## Your goal
Write out the whole listing again, exactly.

════════════════════

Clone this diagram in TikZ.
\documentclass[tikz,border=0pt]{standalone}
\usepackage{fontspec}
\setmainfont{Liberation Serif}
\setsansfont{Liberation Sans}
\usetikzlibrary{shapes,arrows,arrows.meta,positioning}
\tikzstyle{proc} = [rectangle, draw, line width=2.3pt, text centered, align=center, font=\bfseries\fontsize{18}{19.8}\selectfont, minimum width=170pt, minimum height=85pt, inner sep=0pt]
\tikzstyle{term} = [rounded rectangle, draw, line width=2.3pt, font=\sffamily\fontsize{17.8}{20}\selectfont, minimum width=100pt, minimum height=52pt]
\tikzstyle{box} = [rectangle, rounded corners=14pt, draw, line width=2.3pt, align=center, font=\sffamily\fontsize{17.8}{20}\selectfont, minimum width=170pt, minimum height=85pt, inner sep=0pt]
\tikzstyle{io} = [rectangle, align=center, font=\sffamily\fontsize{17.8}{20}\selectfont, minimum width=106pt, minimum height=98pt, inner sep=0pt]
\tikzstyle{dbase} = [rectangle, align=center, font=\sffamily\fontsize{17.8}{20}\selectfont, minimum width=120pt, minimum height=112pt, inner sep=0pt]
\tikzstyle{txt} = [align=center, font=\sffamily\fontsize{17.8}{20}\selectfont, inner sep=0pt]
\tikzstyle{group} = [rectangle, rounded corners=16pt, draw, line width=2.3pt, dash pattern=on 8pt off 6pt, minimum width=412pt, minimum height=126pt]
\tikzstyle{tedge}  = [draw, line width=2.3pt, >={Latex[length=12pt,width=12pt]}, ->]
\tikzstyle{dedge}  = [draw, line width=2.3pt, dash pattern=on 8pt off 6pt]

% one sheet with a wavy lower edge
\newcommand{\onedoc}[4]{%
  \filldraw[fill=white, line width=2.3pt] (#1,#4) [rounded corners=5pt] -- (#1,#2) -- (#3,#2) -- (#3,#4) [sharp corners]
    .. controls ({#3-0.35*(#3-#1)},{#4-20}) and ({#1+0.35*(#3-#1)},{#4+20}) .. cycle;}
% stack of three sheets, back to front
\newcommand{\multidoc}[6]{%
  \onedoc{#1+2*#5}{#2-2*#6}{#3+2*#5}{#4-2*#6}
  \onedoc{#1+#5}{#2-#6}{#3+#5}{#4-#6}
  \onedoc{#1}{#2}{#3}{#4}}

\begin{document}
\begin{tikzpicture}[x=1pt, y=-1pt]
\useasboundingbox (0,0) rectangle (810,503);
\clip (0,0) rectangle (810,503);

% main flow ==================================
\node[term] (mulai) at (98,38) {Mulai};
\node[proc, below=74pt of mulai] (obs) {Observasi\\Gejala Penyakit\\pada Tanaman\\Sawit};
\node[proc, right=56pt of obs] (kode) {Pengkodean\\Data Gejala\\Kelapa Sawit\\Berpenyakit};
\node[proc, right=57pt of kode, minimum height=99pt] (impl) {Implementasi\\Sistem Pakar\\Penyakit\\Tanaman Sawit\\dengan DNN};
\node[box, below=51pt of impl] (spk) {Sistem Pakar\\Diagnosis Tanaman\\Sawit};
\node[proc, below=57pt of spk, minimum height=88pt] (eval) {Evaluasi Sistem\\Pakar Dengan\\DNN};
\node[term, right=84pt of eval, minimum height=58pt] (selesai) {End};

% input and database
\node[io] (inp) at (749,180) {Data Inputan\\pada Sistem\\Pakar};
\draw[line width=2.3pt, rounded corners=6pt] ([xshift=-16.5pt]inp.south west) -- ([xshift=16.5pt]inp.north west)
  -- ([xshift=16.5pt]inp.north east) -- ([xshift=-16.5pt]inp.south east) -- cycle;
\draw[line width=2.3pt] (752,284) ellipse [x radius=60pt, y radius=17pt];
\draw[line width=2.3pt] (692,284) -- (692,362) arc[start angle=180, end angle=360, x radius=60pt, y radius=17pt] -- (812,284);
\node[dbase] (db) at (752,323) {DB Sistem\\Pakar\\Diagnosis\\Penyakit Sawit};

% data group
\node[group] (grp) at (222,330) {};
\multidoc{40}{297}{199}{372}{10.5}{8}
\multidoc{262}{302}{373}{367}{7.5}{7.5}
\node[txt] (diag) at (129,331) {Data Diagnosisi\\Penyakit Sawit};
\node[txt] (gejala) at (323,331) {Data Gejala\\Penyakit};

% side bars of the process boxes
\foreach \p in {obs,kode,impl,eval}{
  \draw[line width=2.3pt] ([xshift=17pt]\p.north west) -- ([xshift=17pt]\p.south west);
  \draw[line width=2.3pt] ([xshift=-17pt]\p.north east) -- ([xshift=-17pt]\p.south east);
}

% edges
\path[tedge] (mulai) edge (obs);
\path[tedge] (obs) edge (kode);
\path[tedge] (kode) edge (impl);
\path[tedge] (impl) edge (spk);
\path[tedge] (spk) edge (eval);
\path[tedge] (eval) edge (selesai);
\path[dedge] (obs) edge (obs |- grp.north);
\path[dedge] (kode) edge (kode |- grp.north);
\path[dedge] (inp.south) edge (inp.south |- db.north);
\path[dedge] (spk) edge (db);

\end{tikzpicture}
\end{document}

════════════════════

## Written answer
Clone this diagram in TikZ.
\documentclass[tikz,border=0pt]{standalone}
\usepackage{fontspec}
\setmainfont{Liberation Serif}
\setsansfont{Liberation Sans}
\usetikzlibrary{shapes,arrows,arrows.meta,positioning}
\tikzstyle{proc} = [rectangle, draw, line width=2.3pt, text centered, align=center, font=\bfseries\fontsize{18}{19.8}\selectfont, minimum width=170pt, minimum height=85pt, inner sep=0pt]
\tikzstyle{term} = [rounded rectangle, draw, line width=2.3pt, font=\sffamily\fontsize{17.8}{20}\selectfont, minimum width=100pt, minimum height=52pt]
\tikzstyle{box} = [rectangle, rounded corners=14pt, draw, line width=2.3pt, align=center, font=\sffamily\fontsize{17.8}{20}\selectfont, minimum width=170pt, minimum height=85pt, inner sep=0pt]
\tikzstyle{io} = [rectangle, align=center, font=\sffamily\fontsize{17.8}{20}\selectfont, minimum width=106pt, minimum height=98pt, inner sep=0pt]
\tikzstyle{dbase} = [rectangle, align=center, font=\sffamily\fontsize{17.8}{20}\selectfont, minimum width=120pt, minimum height=112pt, inner sep=0pt]
\tikzstyle{txt} = [align=center, font=\sffamily\fontsize{17.8}{20}\selectfont, inner sep=0pt]
\tikzstyle{group} = [rectangle, rounded corners=16pt, draw, line width=2.3pt, dash pattern=on 8pt off 6pt, minimum width=412pt, minimum height=126pt]
\tikzstyle{tedge}  = [draw, line width=2.3pt, >={Latex[length=12pt,width=12pt]}, ->]
\tikzstyle{dedge}  = [draw, line width=2.3pt, dash pattern=on 8pt off 6pt]

% one sheet with a wavy lower edge
\newcommand{\onedoc}[4]{%
  \filldraw[fill=white, line width=2.3pt] (#1,#4) [rounded corners=5pt] -- (#1,#2) -- (#3,#2) -- (#3,#4) [sharp corners]
    .. controls ({#3-0.35*(#3-#1)},{#4-20}) and ({#1+0.35*(#3-#1)},{#4+20}) .. cycle;}
% stack of three sheets, back to front
\newcommand{\multidoc}[6]{%
  \onedoc{#1+2*#5}{#2-2*#6}{#3+2*#5}{#4-2*#6}
  \onedoc{#1+#5}{#2-#6}{#3+#5}{#4-#6}
  \onedoc{#1}{#2}{#3}{#4}}

\begin{document}
\begin{tikzpicture}[x=1pt, y=-1pt]
\useasboundingbox (0,0) rectangle (810,503);
\clip (0,0) rectangle (810,503);

% main flow ==================================
\node[term] (mulai) at (98,38) {Mulai};
\node[proc, below=74pt of mulai] (obs) {Observasi\\Gejala Penyakit\\pada Tanaman\\Sawit};
\node[proc, right=56pt of obs] (kode) {Pengkodean\\Data Gejala\\Kelapa Sawit\\Berpenyakit};
\node[proc, right=57pt of kode, minimum height=99pt] (impl) {Implementasi\\Sistem Pakar\\Penyakit\\Tanaman Sawit\\dengan DNN};
\node[box, below=51pt of impl] (spk) {Sistem Pakar\\Diagnosis Tanaman\\Sawit};
\node[proc, below=57pt of spk, minimum height=88pt] (eval) {Evaluasi Sistem\\Pakar Dengan\\DNN};
\node[term, right=84pt of eval, minimum height=58pt] (selesai) {End};

% input and database
\node[io] (inp) at (749,180) {Data Inputan\\pada Sistem\\Pakar};
\draw[line width=2.3pt, rounded corners=6pt] ([xshift=-16.5pt]inp.south west) -- ([xshift=16.5pt]inp.north west)
  -- ([xshift=16.5pt]inp.north east) -- ([xshift=-16.5pt]inp.south east) -- cycle;
\draw[line width=2.3pt] (752,284) ellipse [x radius=60pt, y radius=17pt];
\draw[line width=2.3pt] (692,284) -- (692,362) arc[start angle=180, end angle=360, x radius=60pt, y radius=17pt] -- (812,284);
\node[dbase] (db) at (752,323) {DB Sistem\\Pakar\\Diagnosis\\Penyakit Sawit};

% data group
\node[group] (grp) at (222,330) {};
\multidoc{40}{297}{199}{372}{10.5}{8}
\multidoc{262}{302}{373}{367}{7.5}{7.5}
\node[txt] (diag) at (129,331) {Data Diagnosisi\\Penyakit Sawit};
\node[txt] (gejala) at (323,331) {Data Gejala\\Penyakit};

% side bars of the process boxes
\foreach \p in {obs,kode,impl,eval}{
  \draw[line width=2.3pt] ([xshift=17pt]\p.north west) -- ([xshift=17pt]\p.south west);
  \draw[line width=2.3pt] ([xshift=-17pt]\p.north east) -- ([xshift=-17pt]\p.south east);
}

% edges
\path[tedge] (mulai) edge (obs);
\path[tedge] (obs) edge (kode);
\path[tedge] (kode) edge (impl);
\path[tedge] (impl) edge (spk);
\path[tedge] (spk) edge (eval);
\path[tedge] (eval) edge (selesai);
\path[dedge] (obs) edge (obs |- grp.north);
\path[dedge] (kode) edge (kode |- grp.north);
\path[dedge] (inp.south) edge (inp.south |- db.north);
\path[dedge] (spk) edge (db);

\end{tikzpicture}
\end{document}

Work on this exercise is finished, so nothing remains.